Cressida, who works at our favorite independent bookstore Kepler’s, explained the idea of six-word memoirs came about when Ernest Hemingway was once challenged to write a six-word story. His response was “For sale: babies shoes, never worn.”

In 2006, Smith Magazine challenged its readers to write six-word memoirs. The response was viral. The first book they published as a result of this challenge is “Not Quite What I Was Planning: Six-Word Memoirs by Writers Famous and Obscure” and their second book “Six-Word Memoirs on Love & Heartbreak” published just in time for Valentine’s Day.

Camille shuffled all the papers before we read each others’ memoirs, allowing for anonymity, but it turns out most of us had no problem claiming ownership. The women outdid themselves. Their memoirs ranged from humorous:

"I tried my best, pobody's nerfect"

to poignant:

"Dad died, Mom cried, I tried."

and everything in between:

“Love at first sight, many times.”

“Two children, I watch in wonder.”

“Ready to climb the highest mountain.”

“I gladly take time to listen.”

“Married, worked, raised kids, finding way.”
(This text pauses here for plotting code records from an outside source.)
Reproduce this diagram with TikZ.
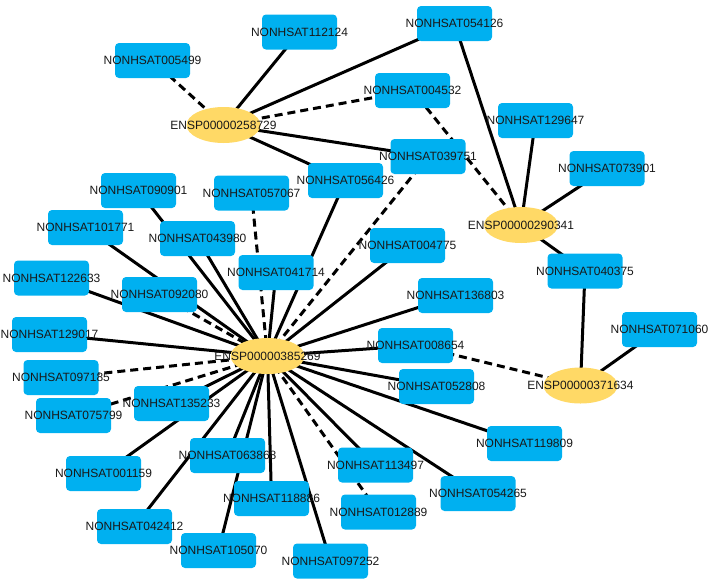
\documentclass[tikz,border=0pt]{standalone}
\usepackage{fontspec}
\setmainfont{Liberation Sans}
\usetikzlibrary{shapes.geometric,backgrounds}
\definecolor{boxblue}{RGB}{0,176,240}
\definecolor{protyellow}{RGB}{255,217,102}
\definecolor{labelgray}{RGB}{25,25,25}
\tikzset{
  lnc/.style={fill=boxblue, rounded corners=4pt, minimum width=75pt, minimum height=35pt, inner sep=0pt, font=\fontsize{12}{14}\selectfont, text=labelgray},
  prot/.style={ellipse, fill=protyellow, minimum width=74pt, minimum height=36pt, inner sep=0pt, font=\fontsize{12}{14}\selectfont, text=labelgray},
  solidedge/.style={line width=3pt, black},
  dashededge/.style={line width=3pt, black, dash pattern=on 8pt off 5pt},
}
\newcommand{\lbl}[1]{\makebox[0pt][c]{#1}}
\begin{document}
\begin{tikzpicture}[x=1pt,y=-1pt]
\useasboundingbox (0,0) rectangle (712,579);
% proteins
\node[prot] (A) at (223.5,125) {\lbl{ENSP00000258729}};
\node[prot] (B) at (521,225) {\lbl{ENSP00000290341}};
\node[prot] (C) at (580.5,385.5) {\lbl{ENSP00000371634}};
\node[prot] (H) at (267.5,356) {\lbl{ENSP00000385269}};
% lncRNAs
\node[lnc] (n112124) at (299.5,32) {\lbl{NONHSAT112124}};
\node[lnc] (n005499) at (152.5,60.5) {\lbl{NONHSAT005499}};
\node[lnc] (n054126) at (454.5,23.5) {\lbl{NONHSAT054126}};
\node[lnc] (n004532) at (412.5,90.5) {\lbl{NONHSAT004532}};
\node[lnc] (n129647) at (535.5,120.5) {\lbl{NONHSAT129647}};
\node[lnc] (n039751) at (428,156.5) {\lbl{NONHSAT039751}};
\node[lnc] (n073901) at (607,168.5) {\lbl{NONHSAT073901}};
\node[lnc] (n056426) at (345.5,180.5) {\lbl{NONHSAT056426}};
\node[lnc] (n090901) at (138.5,190.5) {\lbl{NONHSAT090901}};
\node[lnc] (n057067) at (251.5,193) {\lbl{NONHSAT057067}};
\node[lnc] (n101771) at (85.5,227.5) {\lbl{NONHSAT101771}};
\node[lnc] (n043980) at (197.5,238.5) {\lbl{NONHSAT043980}};
\node[lnc] (n004775) at (407.5,245.5) {\lbl{NONHSAT004775}};
\node[lnc] (n040375) at (585,271) {\lbl{NONHSAT040375}};
\node[lnc] (n041714) at (276,272.5) {\lbl{NONHSAT041714}};
\node[lnc] (n122633) at (51.5,278) {\lbl{NONHSAT122633}};
\node[lnc] (n092080) at (159.5,294.5) {\lbl{NONHSAT092080}};
\node[lnc] (n136803) at (455.5,295.5) {\lbl{NONHSAT136803}};
\node[lnc] (n071060) at (659.5,329.5) {\lbl{NONHSAT071060}};
\node[lnc] (n129017) at (49.5,334.5) {\lbl{NONHSAT129017}};
\node[lnc] (n008654) at (415.5,345.5) {\lbl{NONHSAT008654}};
\node[lnc] (n097185) at (61,377.5) {\lbl{NONHSAT097185}};
\node[lnc] (n052808) at (436.5,386.5) {\lbl{NONHSAT052808}};
\node[lnc] (n135233) at (171.5,403.5) {\lbl{NONHSAT135233}};
\node[lnc] (n075799) at (73.5,415.5) {\lbl{NONHSAT075799}};
\node[lnc] (n119809) at (524.5,443.5) {\lbl{NONHSAT119809}};
\node[lnc] (n063868) at (227.5,455.5) {\lbl{NONHSAT063868}};
\node[lnc] (n113497) at (375.5,465) {\lbl{NONHSAT113497}};
\node[lnc] (n001159) at (103.5,473.5) {\lbl{NONHSAT001159}};
\node[lnc] (n054265) at (478,493.5) {\lbl{NONHSAT054265}};
\node[lnc] (n118886) at (271.5,498.5) {\lbl{NONHSAT118886}};
\node[lnc] (n012889) at (378.5,512) {\lbl{NONHSAT012889}};
\node[lnc] (n042412) at (134.5,526.5) {\lbl{NONHSAT042412}};
\node[lnc] (n105070) at (218.5,550.5) {\lbl{NONHSAT105070}};
\node[lnc] (n097252) at (330.5,561) {\lbl{NONHSAT097252}};
\begin{pgfonlayer}{background}
% ENSP00000258729
\foreach \t in {n112124,n054126,n039751,n056426}
  \draw[solidedge] (A.center) -- (\t.center);
\foreach \t in {n005499,n004532}
  \draw[dashededge] (A.center) -- (\t.center);
% ENSP00000290341
\foreach \t in {n054126,n129647,n073901,n040375}
  \draw[solidedge] (B.center) -- (\t.center);
\draw[dashededge] (B.center) -- (n004532.center);
% ENSP00000371634
\foreach \t in {n040375,n071060}
  \draw[solidedge] (C.center) -- (\t.center);
\draw[dashededge] (C.center) -- (n008654.center);
% ENSP00000385269
\foreach \t in {n090901,n043980,n101771,n122633,n129017,n135233,n001159,n063868,n042412,n105070,n118886,n097252,n113497,n054265,n119809,n052808,n008654,n136803,n004775,n056426,n041714}
  \draw[solidedge] (H.center) -- (\t.center);
\foreach \t in {n092080,n097185,n075799,n012889,n039751,n057067}
  \draw[dashededge] (H.center) -- (\t.center);
\end{pgfonlayer}
\end{tikzpicture}
\end{document}
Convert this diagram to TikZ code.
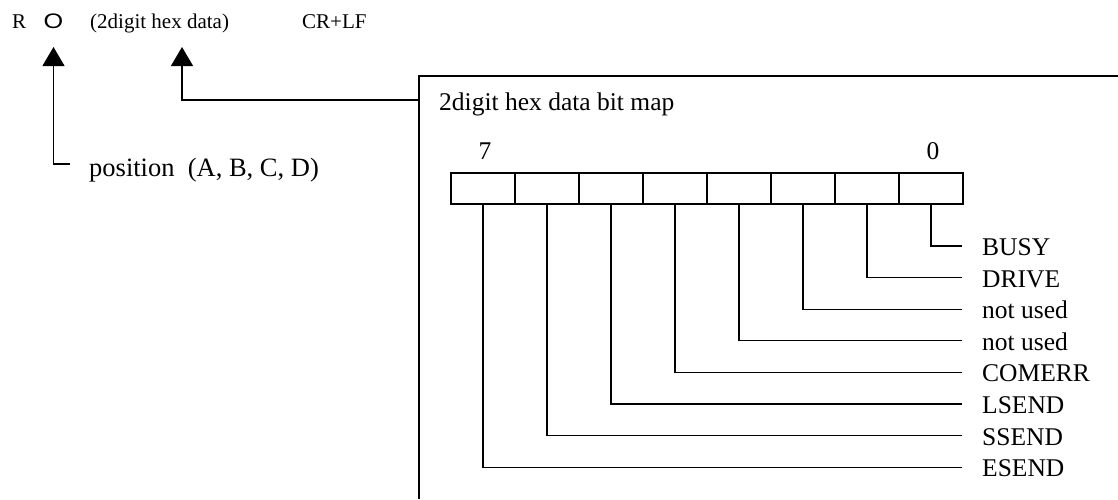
\documentclass[tikz,border=0pt]{standalone}
\usepackage{fontspec}
\setmainfont{Liberation Serif}
\newfontfamily\glyphfont{Liberation Sans}
\usetikzlibrary{arrows.meta}

\tikzset{
  wire/.style={line width=1.2pt, line join=miter},
  pointer/.style={wire, -{Triangle[length=19pt,width=22pt]}},
  cmdtext/.style={inner sep=0pt, anchor=base west, font=\fontsize{21}{24}\selectfont},
  bodytext/.style={inner sep=0pt, anchor=base west, font=\fontsize{25.5}{30}\selectfont},
  bitcell/.style={draw, line width=1.2pt, minimum width=64pt, minimum height=31pt, inner sep=0pt},
}

\begin{document}
\begin{tikzpicture}[x=1pt, y=-1pt]
  \useasboundingbox (0,0) rectangle (1118,499);

  % command line: R <position> (data) CR+LF
  \node[cmdtext] (cmdR) at (12,28) {R};
  \node[inner sep=0pt, anchor=base, font=\glyphfont\fontsize{21}{24}\selectfont] (pos) at (53.5,28) {\scalebox{1.2}[1]{O}};
  \node[cmdtext] (data) at (90,28) {(2digit hex data)};
  \node[cmdtext] (crlf) at (302,28) {CR+LF};

  % pointer to the position character
  \coordinate (posTip) at (53.5,47);
  \coordinate (posEnd) at (70,164);
  \draw[pointer] (posEnd) -| (posTip);
  \node[bodytext, font=\fontsize{26.5}{30}\selectfont] (posLabel) at (89,176) {position\ \ (A, B, C, D)};

  % frame of the bit map
  \coordinate (frameTR) at (1118,76);
  \coordinate (frameTL) at (419,76);
  \coordinate (frameBL) at (419,499);
  \draw[wire] (frameTR) -- (frameTL) -- (frameBL);

  % pointer to the data field
  \coordinate (dataTip) at (182,47);
  \coordinate (dataEnd) at (419,100);
  \draw[pointer] (dataEnd) -| (dataTip);

  \node[bodytext] (title) at (439,110.5) {2digit hex data bit map};
  \node[bodytext, anchor=base] (msb) at (485,159) {7};
  \node[bodytext, anchor=base] (lsb) at (933,159) {0};

  % register cells and their bit names
  \foreach \b/\name in {0/BUSY, 1/DRIVE, 2/not used, 3/not used, 4/COMERR, 5/LSEND, 6/SSEND, 7/ESEND} {
    \pgfmathsetmacro{\cx}{483+64*(7-\b)}
    \pgfmathsetmacro{\ly}{246+31.6*\b}
    \node[bitcell] (cell\b) at (\cx,188.5) {};
    \coordinate (end\b) at (962,\ly);
    \node[bodytext] (name\b) at (982,\ly+9.5) {\name};
    \draw[wire] (cell\b.south) |- (end\b);
  }
\end{tikzpicture}
\end{document}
“Every day is happily ever after.”

“Dropped ball in Little League, survived.”

Camille then challenged us to write another six words inspired by our table name. I can tell you that it gets easier with practice and over-thinking makes you loose your mojo . After a while, we found ourselves counting words on our fingers every time we heard someone say something memorable. I might as well warn you now, this can be addictive.

Thank you, Camille and Cressida, for a fun afternoon of reflection and inspiration!

How about you? What is your six-word memoir?